In a world of smartphones and 24/7 opportunities for communication and entertainment, Mann points out, boredom, as “a search for neural satisfaction that goes unsatisfied,” simply shouldn’t exist. “It should be one of those emotions that people’s grandparents tell them about, and today’s generation should be, ‘Ooh, gosh, what does that feel like?’” Yet having amusements and diversions on tap has only made the comedowns that much harder to endure. “They’re not learning to manage their own boredom,” she says. “They’re learning that other people can solve their boredom problems, and if they’re bored they can swipe and scroll it away.”

Her prescription is to reframe boredom no longer as the villain but as the gateway to a more fulfilling kind of mental life. “We need to see downtime as something to be valued rather than something to be denigrated,” she says. “We need to see people doing nothing as a good thing.”

This doesn’t just apply to teenagers scratching each passing minute into the walls whenever they’re deprived of YouTube for any length of time: It’s an injunction for all of us to down-devices. “While waiting in line, don’t get your phone out,” Mann advises. “The time when you’re waiting at the playground for your kids, don’t get your phone out; on the train, at the train station, seek that time. Go for a walk without your phone. Go for a swim — swims are really good, because you can’t take your phone in with you. When you’re commuting in your car, don’t put the radio on.”

If we can “look for opportunities to let our minds wander,” Mann reckons, we can all become accustomed to breaking through the pain barrier of boredom once again, and relearn how to get lost in our own thoughts and till the fertile fields of our imagination. “When we’re daydreaming, we see things in different ways, and we kind of do all this lateral thinking and thinking outside the box — all those processes that are inhibited by consciousness. That’s why we need more boredom in our lives, so we can daydream and we can have the creativity back that I fear we, and the next generation, are losing.”

Eastwood, meanwhile, also wants us to focus on boredom as an emotion that’s in some ways beneficial to us, for all its bleak frustrations. He likens it, just as millions of teenagers do every day, to the experience of physical pain. “It’s good that we experience physical pain; if we couldn’t, we’d be in a lot of trouble.” As long as we respond well to it — we flinch away from the lit stove, or take positive steps to get a slipped disc properly treated — pain is the signal that “keeps our bodies safe.” We should see boredom in exactly the same light, says Eastwood: “Boredom is the signal that tells us our mental faculty is under-utilized. In a nutshell, boredom saves us from the possibility of stagnation.”
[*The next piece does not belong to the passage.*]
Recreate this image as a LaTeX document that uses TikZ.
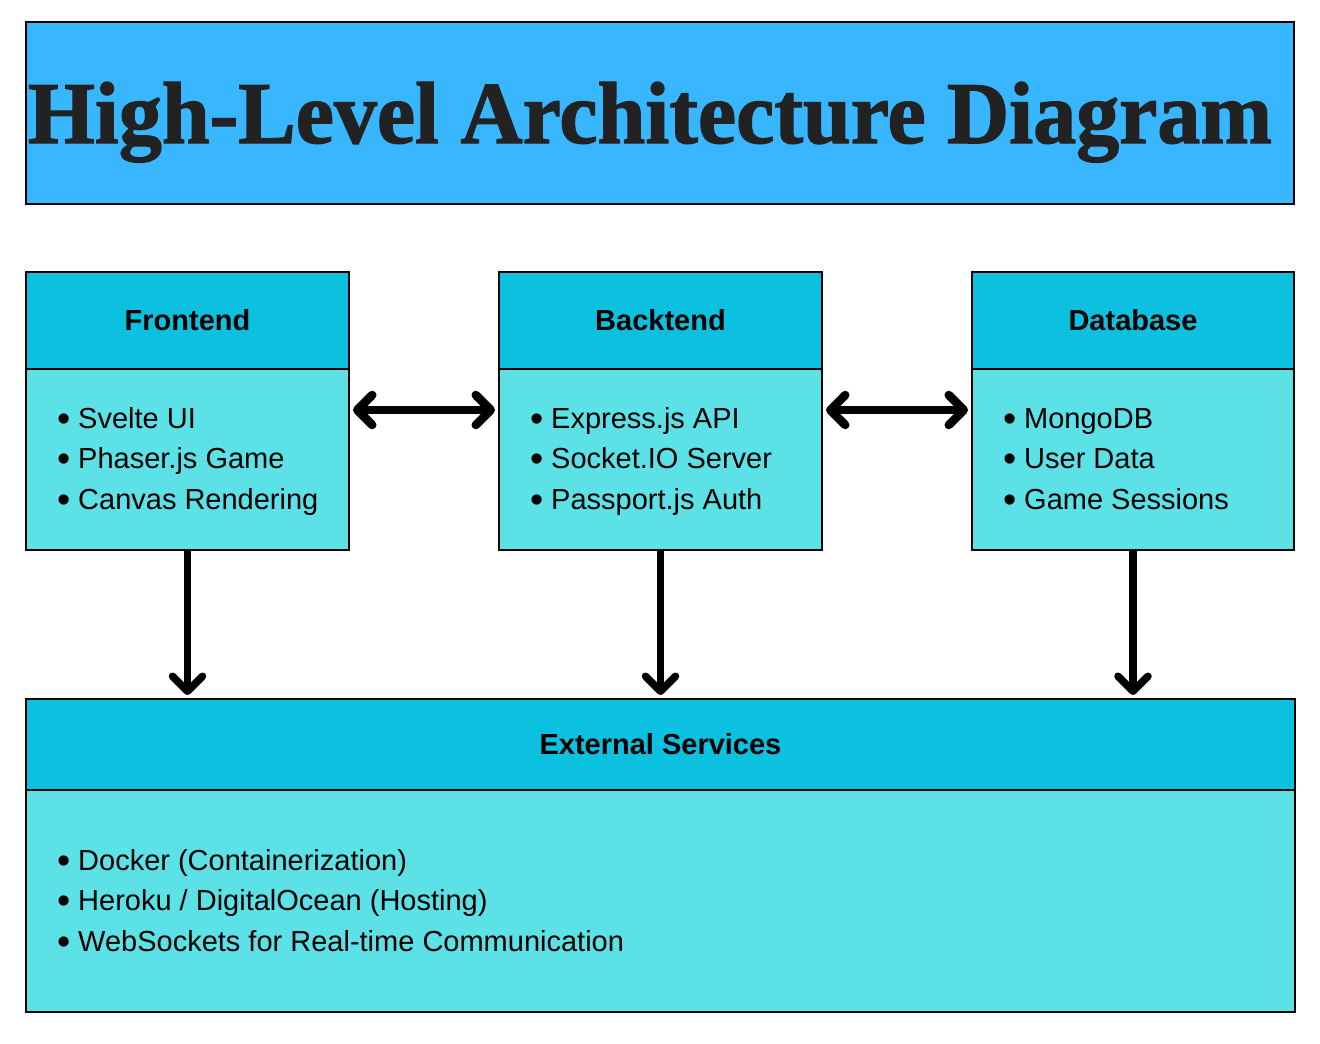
\documentclass[tikz,border=0pt]{standalone}
\usepackage{fontspec}
\setmainfont{Liberation Sans}
\newfontfamily\titlefont[FakeBold=1.5]{Liberation Serif Bold}
\usetikzlibrary{arrows.meta,calc}
\definecolor{titleblue}{HTML}{38B6FF}
\definecolor{headcyan}{HTML}{0CC0DF}
\definecolor{bodycyan}{HTML}{5CE1E6}
\definecolor{titleink}{HTML}{222222}
\tikzset{
  titlebox/.style={draw=black, line width=2pt, fill=titleblue, anchor=north west, inner sep=0pt},
  headbox/.style={draw=black, line width=2pt, fill=headcyan, anchor=north west, inner sep=0pt,
    font=\fontsize{29}{32}\selectfont\bfseries, text=black},
  bodybox/.style={draw=black, line width=2pt, fill=bodycyan, anchor=north west, inner sep=0pt},
  item/.style={anchor=base west, inner sep=0pt, font=\fontsize{29}{32}\selectfont, text=black},
  link/.style={line width=8.5pt, draw=black, {Straight Barb[length=15pt,width=30pt,round]}-{Straight Barb[length=15pt,width=30pt,round]}},
  down/.style={line width=7.5pt, draw=black, -{Straight Barb[length=15pt,width=30pt,round]}},
}
\newcommand{\bul}[1]{\makebox[21pt][l]{\raisebox{-3pt}{\scalebox{1.3}{•}}}#1}
\begin{document}
\begin{tikzpicture}[x=1pt,y=-1pt]
\useasboundingbox (0,0) rectangle (1320,1044);
% title
\node[titlebox, minimum width=1268pt, minimum height=182pt] (title) at (25,21) {};
\node[anchor=base, inner sep=0pt, text=titleink] (titletext) at (650,143)
  {\resizebox{1244pt}{\height}{\titlefont\fontsize{88}{90}\selectfont High-Level Architecture Diagram}};
% frontend
\node[headbox, minimum width=323pt, minimum height=97pt] (fh) at (25,271) {Frontend};
\node[bodybox, minimum width=323pt, minimum height=181pt] (fb) at (25,368) {};
\node[item] (f1) at (57,428) {\bul{Svelte UI}};
\node[item] (f2) at (57,468) {\bul{Phaser.js Game}};
\node[item] (f3) at (57,509) {\bul{Canvas Rendering}};
% backend
\node[headbox, minimum width=323pt, minimum height=97pt] (bh) at (498,271) {Backtend};
\node[bodybox, minimum width=323pt, minimum height=181pt] (bb) at (498,368) {};
\node[item] (b1) at (530,428) {\bul{Express.js API}};
\node[item] (b2) at (530,468) {\bul{Socket.IO Server}};
\node[item] (b3) at (530,509) {\bul{Passport.js Auth}};
% database
\node[headbox, minimum width=322pt, minimum height=97pt] (dh) at (971,271) {Database};
\node[bodybox, minimum width=322pt, minimum height=181pt] (db) at (971,368) {};
\node[item] (d1) at (1003,428) {\bul{MongoDB}};
\node[item] (d2) at (1003,468) {\bul{User Data}};
\node[item] (d3) at (1003,509) {\bul{Game Sessions}};
% external
\node[headbox, minimum width=1269pt, minimum height=91pt] (eh) at (25,698) {External Services};
\node[bodybox, minimum width=1269pt, minimum height=222pt] (eb) at (25,789) {};
\node[item] (e1) at (57,870) {\bul{Docker (Containerization)}};
\node[item] (e2) at (57,910) {\bul{Heroku / DigitalOcean (Hosting)}};
\node[item] (e3) at (57,951) {\bul{WebSockets for Real-time Communication}};
% connectors
\draw[link] ($(fb.north east)+(3,42)$) -- ($(bb.north west)+(-3,42)$);
\draw[link] ($(bb.north east)+(3,42)$) -- ($(db.north west)+(-3,42)$);
\draw[down] (fb.south) -- ($(fb.south |- eh.north)+(0,-3)$);
\draw[down] (bb.south) -- ($(bb.south |- eh.north)+(0,-3)$);
\draw[down] (db.south) -- ($(db.south |- eh.north)+(0,-3)$);
\end{tikzpicture}
\end{document}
Throwing back some codeine for that slipped disc and hoping it will go away would be a terrible idea for your long-term pain prospects; similarly, it’s up to us to respond to boredom’s warning messages in the right way. “Just like pain, we could say, ‘This feeling of boredom is so aversive, I want to get rid of it as quick as I can: Let me play another game of Candy Crush,’” says Eastwood. “And so the boredom goes away, no doubt. But you haven’t addressed the underlying problem. Arguably, you’ve just made it worse.” Learn to listen to it, though, and respond to it in the right way, and boredom “can keep us moving toward the good life, toward flourishing.”

If we’re driven to passively consume games, gossip, current affairs, videoclips, feature articles about the psychology of boredom or anything else that’s sloshing around our own news feeds each time we’re threatened by the specter of an empty half-hour, we’ll always be, as Eastwood puts it, “a cork in the ocean that’s buffeted around by currents and pushed this way and that way.” Instead, what our brain is really telling us with its bored-now antsy-ness is that we should be actively propelling ourselves forward with purpose, to go out and do something meaningful instead. “The problem is, we have to be able to tolerate a little discomfort to find ourselves,” says Eastwood. “So boredom helps us: We’re thrown out of our interaction with the world; we’re stuck with ourselves for a moment. We don’t like it, but we have to stick with that and say, ‘Okay, who am I? What do I really want to do? What matters to me?’ And it provides that opportunity to reclaim our agency.”

Seize the day or seize the daydream — either way, we should stop seeing boredom as a thing to be dreaded, according to the people who study it for a living. For a life that’s more enlivened, fulfilled and creative — and ultimately just a whole lot less fidgety — we need to let a few more little creaky patches of boredom back into it. If that sounds too hellish a prospect, perhaps you shouldn’t hunker down for the full boregasm to begin with: Try a little light boreplay instead. 

Now that one has to stick. Come on, this time, people!